Problem requirements
Exactly and only the lines from the one containing "Recreate this image" through the one containing "2.35e7, 1.6e7, 1.0e7, 6.4e6, 3.4e6, 1.9e6];" belong in your copy. Pictures do not.

■ ■ ■ ■ ■ ■ ■

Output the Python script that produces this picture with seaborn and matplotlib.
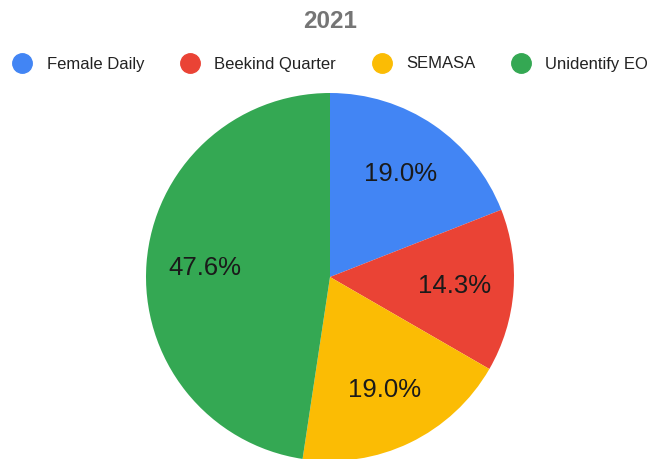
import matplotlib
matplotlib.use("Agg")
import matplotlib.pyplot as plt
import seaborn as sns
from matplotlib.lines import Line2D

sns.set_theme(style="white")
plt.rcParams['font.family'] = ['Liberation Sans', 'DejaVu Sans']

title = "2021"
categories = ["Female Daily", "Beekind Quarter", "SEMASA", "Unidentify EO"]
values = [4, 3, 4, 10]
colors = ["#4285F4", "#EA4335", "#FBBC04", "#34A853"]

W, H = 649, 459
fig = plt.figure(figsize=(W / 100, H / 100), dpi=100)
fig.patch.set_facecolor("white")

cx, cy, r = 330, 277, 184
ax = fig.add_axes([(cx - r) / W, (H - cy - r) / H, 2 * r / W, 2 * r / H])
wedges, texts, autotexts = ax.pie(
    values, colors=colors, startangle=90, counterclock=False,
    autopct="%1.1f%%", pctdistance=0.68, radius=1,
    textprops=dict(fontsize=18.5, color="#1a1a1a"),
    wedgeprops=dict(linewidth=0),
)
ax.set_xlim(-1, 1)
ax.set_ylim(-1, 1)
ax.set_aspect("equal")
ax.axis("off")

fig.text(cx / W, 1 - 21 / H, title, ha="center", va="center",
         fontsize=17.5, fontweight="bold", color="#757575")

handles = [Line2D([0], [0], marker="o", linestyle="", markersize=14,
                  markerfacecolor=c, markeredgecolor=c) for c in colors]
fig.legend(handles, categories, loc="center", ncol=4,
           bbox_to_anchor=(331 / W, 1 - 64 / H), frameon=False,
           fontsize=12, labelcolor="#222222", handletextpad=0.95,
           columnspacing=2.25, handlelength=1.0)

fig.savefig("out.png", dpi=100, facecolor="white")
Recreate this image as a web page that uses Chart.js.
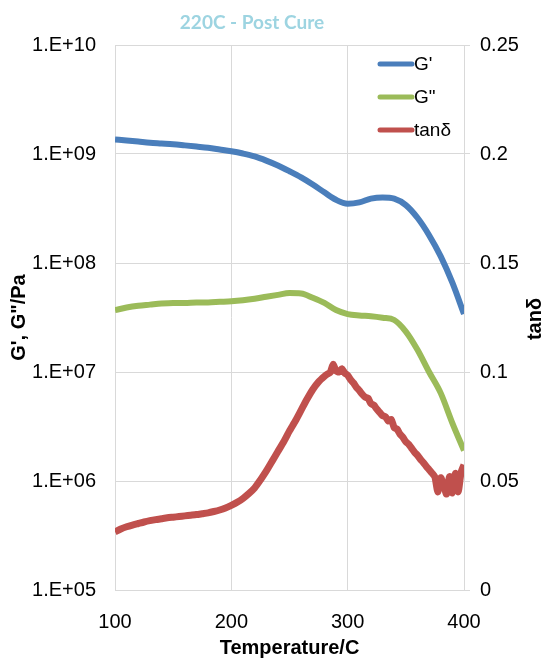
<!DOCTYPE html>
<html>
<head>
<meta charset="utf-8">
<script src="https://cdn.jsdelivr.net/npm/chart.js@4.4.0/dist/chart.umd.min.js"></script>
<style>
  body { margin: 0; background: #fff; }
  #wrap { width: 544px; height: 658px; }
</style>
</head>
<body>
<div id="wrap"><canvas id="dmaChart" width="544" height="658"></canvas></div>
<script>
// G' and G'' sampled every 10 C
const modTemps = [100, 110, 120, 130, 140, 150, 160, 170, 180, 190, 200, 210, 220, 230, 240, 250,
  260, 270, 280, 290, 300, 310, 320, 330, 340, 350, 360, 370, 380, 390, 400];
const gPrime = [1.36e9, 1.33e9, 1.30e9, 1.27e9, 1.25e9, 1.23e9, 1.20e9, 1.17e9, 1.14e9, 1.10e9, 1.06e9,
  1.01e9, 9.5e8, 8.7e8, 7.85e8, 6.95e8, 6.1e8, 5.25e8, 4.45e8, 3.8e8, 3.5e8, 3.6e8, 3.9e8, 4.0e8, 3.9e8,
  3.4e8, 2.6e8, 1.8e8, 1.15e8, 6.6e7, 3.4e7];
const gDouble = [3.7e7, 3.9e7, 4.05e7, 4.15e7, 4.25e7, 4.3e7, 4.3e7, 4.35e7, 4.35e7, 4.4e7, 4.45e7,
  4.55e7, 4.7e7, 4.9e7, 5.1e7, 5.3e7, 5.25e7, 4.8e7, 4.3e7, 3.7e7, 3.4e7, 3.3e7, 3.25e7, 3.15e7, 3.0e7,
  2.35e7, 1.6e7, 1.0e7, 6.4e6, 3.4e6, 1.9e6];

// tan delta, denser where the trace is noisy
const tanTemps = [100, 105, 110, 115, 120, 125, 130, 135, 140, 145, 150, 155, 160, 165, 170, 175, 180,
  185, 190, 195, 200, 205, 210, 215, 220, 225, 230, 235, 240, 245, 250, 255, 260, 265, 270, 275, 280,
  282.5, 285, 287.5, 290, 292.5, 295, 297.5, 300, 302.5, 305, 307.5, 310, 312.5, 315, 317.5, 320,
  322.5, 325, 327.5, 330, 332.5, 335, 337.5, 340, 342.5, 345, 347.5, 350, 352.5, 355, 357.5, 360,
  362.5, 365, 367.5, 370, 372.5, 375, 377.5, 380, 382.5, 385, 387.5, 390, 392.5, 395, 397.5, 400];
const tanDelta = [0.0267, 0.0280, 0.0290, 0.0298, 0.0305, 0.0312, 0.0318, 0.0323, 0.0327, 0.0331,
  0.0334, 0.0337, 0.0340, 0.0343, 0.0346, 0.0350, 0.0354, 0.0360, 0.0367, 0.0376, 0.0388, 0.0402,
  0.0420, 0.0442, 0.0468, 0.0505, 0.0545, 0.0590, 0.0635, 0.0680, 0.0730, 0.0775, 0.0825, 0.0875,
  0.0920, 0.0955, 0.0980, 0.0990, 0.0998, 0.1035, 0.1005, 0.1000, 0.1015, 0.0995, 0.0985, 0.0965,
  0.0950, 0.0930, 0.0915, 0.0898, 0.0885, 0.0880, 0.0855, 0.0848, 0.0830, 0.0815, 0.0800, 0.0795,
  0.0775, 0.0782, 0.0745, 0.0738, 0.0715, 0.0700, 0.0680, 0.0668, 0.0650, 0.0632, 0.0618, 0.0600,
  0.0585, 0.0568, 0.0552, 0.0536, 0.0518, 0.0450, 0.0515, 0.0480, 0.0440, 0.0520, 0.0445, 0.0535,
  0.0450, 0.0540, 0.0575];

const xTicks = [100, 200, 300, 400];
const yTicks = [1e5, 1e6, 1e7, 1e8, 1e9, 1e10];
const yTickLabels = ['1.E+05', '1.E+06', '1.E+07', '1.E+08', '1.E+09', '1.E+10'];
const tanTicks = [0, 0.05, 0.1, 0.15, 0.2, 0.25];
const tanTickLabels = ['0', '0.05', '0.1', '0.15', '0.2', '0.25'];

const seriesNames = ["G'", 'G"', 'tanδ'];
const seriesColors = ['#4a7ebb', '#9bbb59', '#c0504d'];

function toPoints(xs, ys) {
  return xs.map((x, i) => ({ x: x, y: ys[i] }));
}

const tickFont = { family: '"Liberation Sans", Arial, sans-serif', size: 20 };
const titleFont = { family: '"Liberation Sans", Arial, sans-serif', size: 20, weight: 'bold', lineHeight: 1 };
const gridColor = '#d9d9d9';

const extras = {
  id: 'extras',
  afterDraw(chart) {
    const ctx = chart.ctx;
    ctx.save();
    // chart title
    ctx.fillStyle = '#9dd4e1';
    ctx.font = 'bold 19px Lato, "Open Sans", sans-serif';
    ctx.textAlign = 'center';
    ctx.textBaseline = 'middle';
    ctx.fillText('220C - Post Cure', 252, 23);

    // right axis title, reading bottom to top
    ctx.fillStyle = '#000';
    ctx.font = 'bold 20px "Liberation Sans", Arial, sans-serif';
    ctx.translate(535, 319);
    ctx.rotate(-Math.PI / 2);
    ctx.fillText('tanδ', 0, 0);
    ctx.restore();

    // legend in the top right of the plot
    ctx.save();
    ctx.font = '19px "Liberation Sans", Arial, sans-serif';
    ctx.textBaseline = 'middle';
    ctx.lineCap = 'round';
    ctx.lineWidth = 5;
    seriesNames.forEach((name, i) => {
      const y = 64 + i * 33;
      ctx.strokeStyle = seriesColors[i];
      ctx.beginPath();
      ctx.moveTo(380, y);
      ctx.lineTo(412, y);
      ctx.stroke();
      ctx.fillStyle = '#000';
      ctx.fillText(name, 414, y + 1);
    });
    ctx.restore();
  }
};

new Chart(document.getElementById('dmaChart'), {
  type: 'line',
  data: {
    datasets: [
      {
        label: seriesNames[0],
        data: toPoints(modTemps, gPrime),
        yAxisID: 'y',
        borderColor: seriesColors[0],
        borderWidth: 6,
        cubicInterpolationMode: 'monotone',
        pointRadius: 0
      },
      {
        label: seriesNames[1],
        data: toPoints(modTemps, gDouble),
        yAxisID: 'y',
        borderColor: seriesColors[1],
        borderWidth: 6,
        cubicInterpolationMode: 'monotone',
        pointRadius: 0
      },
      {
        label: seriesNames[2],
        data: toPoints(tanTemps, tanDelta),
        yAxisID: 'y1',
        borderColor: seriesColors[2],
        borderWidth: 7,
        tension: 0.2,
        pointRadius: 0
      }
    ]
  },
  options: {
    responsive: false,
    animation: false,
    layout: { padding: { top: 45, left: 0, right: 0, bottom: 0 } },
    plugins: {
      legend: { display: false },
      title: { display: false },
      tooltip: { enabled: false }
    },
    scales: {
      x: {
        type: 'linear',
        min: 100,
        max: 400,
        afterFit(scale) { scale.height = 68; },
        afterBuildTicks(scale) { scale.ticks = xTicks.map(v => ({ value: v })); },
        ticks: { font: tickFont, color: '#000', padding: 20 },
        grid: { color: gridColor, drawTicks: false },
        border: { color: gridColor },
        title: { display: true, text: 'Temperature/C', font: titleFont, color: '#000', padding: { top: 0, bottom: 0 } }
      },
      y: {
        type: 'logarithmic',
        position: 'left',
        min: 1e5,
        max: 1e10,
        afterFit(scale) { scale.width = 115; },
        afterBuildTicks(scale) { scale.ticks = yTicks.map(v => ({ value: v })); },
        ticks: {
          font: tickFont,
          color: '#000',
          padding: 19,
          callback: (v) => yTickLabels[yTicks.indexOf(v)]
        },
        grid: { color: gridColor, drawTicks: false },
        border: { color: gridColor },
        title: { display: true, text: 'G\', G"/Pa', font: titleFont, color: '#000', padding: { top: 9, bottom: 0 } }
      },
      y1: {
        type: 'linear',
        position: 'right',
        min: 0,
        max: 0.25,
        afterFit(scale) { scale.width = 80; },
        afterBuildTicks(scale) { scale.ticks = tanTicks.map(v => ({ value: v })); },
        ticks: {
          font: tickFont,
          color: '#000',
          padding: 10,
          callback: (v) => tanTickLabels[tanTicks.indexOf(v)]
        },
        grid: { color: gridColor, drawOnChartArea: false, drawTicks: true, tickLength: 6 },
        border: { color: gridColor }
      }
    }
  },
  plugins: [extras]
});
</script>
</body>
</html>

■ ■ ■ ■ ■ ■ ■

Exercise result
Recreate this image as a web page that uses Chart.js.
<!DOCTYPE html>
<html>
<head>
<meta charset="utf-8">
<script src="https://cdn.jsdelivr.net/npm/chart.js@4.4.0/dist/chart.umd.min.js"></script>
<style>
  body { margin: 0; background: #fff; }
  #wrap { width: 544px; height: 658px; }
</style>
</head>
<body>
<div id="wrap"><canvas id="dmaChart" width="544" height="658"></canvas></div>
<script>
// G' and G'' sampled every 10 C
const modTemps = [100, 110, 120, 130, 140, 150, 160, 170, 180, 190, 200, 210, 220, 230, 240, 250,
  260, 270, 280, 290, 300, 310, 320, 330, 340, 350, 360, 370, 380, 390, 400];
const gPrime = [1.36e9, 1.33e9, 1.30e9, 1.27e9, 1.25e9, 1.23e9, 1.20e9, 1.17e9, 1.14e9, 1.10e9, 1.06e9,
  1.01e9, 9.5e8, 8.7e8, 7.85e8, 6.95e8, 6.1e8, 5.25e8, 4.45e8, 3.8e8, 3.5e8, 3.6e8, 3.9e8, 4.0e8, 3.9e8,
  3.4e8, 2.6e8, 1.8e8, 1.15e8, 6.6e7, 3.4e7];
const gDouble = [3.7e7, 3.9e7, 4.05e7, 4.15e7, 4.25e7, 4.3e7, 4.3e7, 4.35e7, 4.35e7, 4.4e7, 4.45e7,
  4.55e7, 4.7e7, 4.9e7, 5.1e7, 5.3e7, 5.25e7, 4.8e7, 4.3e7, 3.7e7, 3.4e7, 3.3e7, 3.25e7, 3.15e7, 3.0e7,
  2.35e7, 1.6e7, 1.0e7, 6.4e6, 3.4e6, 1.9e6];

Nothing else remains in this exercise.